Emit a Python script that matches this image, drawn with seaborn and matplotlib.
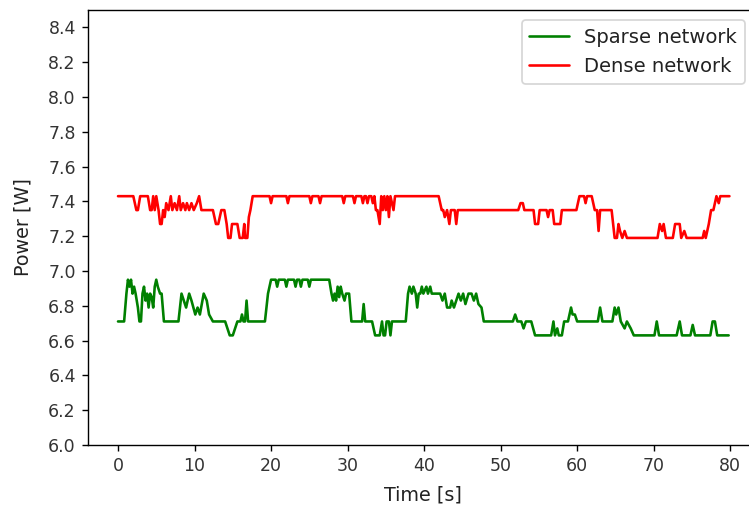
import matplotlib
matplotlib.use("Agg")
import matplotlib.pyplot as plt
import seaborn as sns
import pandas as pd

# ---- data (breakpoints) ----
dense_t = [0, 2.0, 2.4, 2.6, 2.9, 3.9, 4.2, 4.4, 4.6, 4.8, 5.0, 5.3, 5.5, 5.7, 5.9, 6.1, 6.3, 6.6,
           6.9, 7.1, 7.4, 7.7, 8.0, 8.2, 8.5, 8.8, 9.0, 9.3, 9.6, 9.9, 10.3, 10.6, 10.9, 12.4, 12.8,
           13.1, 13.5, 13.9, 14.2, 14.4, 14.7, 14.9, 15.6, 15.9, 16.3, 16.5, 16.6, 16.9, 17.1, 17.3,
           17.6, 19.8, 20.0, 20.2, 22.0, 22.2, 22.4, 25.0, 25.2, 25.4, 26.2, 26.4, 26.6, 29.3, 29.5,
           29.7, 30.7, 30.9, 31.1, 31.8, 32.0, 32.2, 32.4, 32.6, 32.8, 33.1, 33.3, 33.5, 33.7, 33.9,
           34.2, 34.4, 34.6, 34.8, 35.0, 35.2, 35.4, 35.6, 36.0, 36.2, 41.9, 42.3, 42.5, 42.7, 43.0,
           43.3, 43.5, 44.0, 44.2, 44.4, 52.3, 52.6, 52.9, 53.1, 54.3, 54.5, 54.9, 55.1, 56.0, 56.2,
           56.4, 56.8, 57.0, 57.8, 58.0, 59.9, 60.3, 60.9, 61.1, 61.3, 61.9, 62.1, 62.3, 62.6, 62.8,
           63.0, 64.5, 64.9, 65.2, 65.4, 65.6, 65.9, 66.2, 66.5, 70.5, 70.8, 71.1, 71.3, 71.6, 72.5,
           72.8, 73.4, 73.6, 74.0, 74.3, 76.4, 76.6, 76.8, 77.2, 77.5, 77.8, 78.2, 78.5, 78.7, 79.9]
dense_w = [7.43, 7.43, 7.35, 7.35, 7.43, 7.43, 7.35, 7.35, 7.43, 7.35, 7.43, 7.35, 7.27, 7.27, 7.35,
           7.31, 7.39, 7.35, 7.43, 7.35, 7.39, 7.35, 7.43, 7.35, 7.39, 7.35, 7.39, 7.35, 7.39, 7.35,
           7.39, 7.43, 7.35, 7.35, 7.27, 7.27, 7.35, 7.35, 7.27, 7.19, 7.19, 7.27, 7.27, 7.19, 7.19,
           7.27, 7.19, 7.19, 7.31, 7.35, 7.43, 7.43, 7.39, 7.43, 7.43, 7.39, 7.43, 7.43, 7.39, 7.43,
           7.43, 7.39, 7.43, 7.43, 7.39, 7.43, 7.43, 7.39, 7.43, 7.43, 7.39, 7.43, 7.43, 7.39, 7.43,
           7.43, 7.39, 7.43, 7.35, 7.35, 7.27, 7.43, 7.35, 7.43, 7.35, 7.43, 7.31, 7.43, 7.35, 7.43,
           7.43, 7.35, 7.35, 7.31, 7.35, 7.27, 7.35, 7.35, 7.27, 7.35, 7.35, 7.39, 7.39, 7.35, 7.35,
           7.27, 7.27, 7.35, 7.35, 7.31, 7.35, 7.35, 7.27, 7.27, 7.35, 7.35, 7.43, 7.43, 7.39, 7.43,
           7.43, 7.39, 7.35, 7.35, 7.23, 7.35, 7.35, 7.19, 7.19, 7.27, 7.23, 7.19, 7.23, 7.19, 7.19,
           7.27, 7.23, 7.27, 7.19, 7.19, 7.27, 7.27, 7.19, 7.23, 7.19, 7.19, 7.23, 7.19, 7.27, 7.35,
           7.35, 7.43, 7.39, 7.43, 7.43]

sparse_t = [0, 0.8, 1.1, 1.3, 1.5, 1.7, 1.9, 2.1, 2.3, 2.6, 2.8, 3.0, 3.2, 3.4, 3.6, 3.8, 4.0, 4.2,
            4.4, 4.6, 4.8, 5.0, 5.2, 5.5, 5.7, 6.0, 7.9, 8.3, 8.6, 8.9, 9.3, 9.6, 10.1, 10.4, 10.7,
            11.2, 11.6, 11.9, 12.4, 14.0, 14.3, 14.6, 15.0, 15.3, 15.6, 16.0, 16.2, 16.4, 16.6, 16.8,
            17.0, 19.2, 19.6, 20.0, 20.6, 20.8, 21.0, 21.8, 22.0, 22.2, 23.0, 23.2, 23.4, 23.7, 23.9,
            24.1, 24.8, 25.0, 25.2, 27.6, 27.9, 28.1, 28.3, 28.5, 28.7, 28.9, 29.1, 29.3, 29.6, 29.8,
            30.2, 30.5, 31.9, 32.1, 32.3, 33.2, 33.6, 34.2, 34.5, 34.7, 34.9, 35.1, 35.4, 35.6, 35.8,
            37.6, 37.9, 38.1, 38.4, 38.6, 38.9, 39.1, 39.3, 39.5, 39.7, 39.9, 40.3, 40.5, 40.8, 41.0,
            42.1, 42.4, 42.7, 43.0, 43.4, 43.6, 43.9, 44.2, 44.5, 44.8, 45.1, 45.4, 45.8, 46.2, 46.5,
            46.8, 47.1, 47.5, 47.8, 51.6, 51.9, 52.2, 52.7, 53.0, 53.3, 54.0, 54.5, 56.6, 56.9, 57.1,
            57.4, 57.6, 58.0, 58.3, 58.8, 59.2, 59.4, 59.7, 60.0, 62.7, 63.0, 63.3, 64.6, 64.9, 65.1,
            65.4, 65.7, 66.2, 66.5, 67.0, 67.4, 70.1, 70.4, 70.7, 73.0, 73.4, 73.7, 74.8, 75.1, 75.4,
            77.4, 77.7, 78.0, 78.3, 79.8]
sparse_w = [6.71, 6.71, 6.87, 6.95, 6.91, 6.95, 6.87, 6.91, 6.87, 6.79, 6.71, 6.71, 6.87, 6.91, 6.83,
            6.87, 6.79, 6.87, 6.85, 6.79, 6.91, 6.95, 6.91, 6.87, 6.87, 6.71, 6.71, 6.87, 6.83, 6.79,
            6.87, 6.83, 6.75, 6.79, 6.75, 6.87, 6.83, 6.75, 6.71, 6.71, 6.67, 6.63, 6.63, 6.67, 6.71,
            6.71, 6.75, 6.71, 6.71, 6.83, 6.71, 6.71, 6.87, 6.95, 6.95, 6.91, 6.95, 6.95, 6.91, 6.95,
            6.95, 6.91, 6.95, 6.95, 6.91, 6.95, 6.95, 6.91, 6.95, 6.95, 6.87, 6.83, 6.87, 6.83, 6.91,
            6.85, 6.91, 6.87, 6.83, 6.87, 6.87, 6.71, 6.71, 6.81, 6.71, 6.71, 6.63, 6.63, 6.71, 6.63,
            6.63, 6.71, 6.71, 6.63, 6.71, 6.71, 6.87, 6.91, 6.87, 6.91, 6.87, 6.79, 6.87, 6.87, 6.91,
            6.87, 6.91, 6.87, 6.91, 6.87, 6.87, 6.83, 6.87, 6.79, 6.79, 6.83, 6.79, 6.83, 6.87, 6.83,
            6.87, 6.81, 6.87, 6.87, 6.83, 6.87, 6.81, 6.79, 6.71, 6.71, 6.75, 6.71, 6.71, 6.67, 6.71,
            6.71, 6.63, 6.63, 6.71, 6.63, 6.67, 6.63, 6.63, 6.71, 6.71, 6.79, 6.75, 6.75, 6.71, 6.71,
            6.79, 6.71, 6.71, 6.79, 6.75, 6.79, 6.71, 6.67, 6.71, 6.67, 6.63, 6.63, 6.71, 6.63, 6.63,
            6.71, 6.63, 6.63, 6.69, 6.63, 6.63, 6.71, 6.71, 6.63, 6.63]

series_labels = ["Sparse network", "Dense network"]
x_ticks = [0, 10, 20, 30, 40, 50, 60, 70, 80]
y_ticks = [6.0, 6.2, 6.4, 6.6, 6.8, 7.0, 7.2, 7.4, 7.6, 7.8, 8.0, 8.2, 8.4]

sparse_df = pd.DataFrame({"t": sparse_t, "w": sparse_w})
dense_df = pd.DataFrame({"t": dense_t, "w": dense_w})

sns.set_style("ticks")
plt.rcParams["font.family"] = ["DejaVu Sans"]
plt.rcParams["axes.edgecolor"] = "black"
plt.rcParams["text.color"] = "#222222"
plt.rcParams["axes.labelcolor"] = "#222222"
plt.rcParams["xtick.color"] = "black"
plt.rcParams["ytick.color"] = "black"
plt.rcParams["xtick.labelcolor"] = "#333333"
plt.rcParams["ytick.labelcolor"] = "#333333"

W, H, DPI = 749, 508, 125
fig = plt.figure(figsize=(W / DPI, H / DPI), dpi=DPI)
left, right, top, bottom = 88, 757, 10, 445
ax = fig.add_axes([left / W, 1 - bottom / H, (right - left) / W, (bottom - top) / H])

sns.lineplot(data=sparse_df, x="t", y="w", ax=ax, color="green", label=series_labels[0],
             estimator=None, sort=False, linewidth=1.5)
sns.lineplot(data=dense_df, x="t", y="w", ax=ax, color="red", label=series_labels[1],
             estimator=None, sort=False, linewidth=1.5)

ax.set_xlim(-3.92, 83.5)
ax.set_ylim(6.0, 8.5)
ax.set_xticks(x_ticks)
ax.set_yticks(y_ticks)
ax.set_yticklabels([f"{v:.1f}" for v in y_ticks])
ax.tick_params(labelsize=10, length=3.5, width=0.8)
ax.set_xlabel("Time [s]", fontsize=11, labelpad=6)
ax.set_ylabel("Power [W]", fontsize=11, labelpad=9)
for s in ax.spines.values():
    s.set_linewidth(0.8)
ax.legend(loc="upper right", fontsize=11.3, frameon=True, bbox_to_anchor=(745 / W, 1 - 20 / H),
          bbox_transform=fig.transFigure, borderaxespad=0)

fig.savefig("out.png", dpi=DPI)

• Objective:
Please reproduce the listing exactly from its opening line through the line that contains "import pandas as pd", both included, with all pictures omitted.

• Complete output:
Emit a Python script that matches this image, drawn with seaborn and matplotlib.
import matplotlib
matplotlib.use("Agg")
import matplotlib.pyplot as plt
import seaborn as sns
import pandas as pd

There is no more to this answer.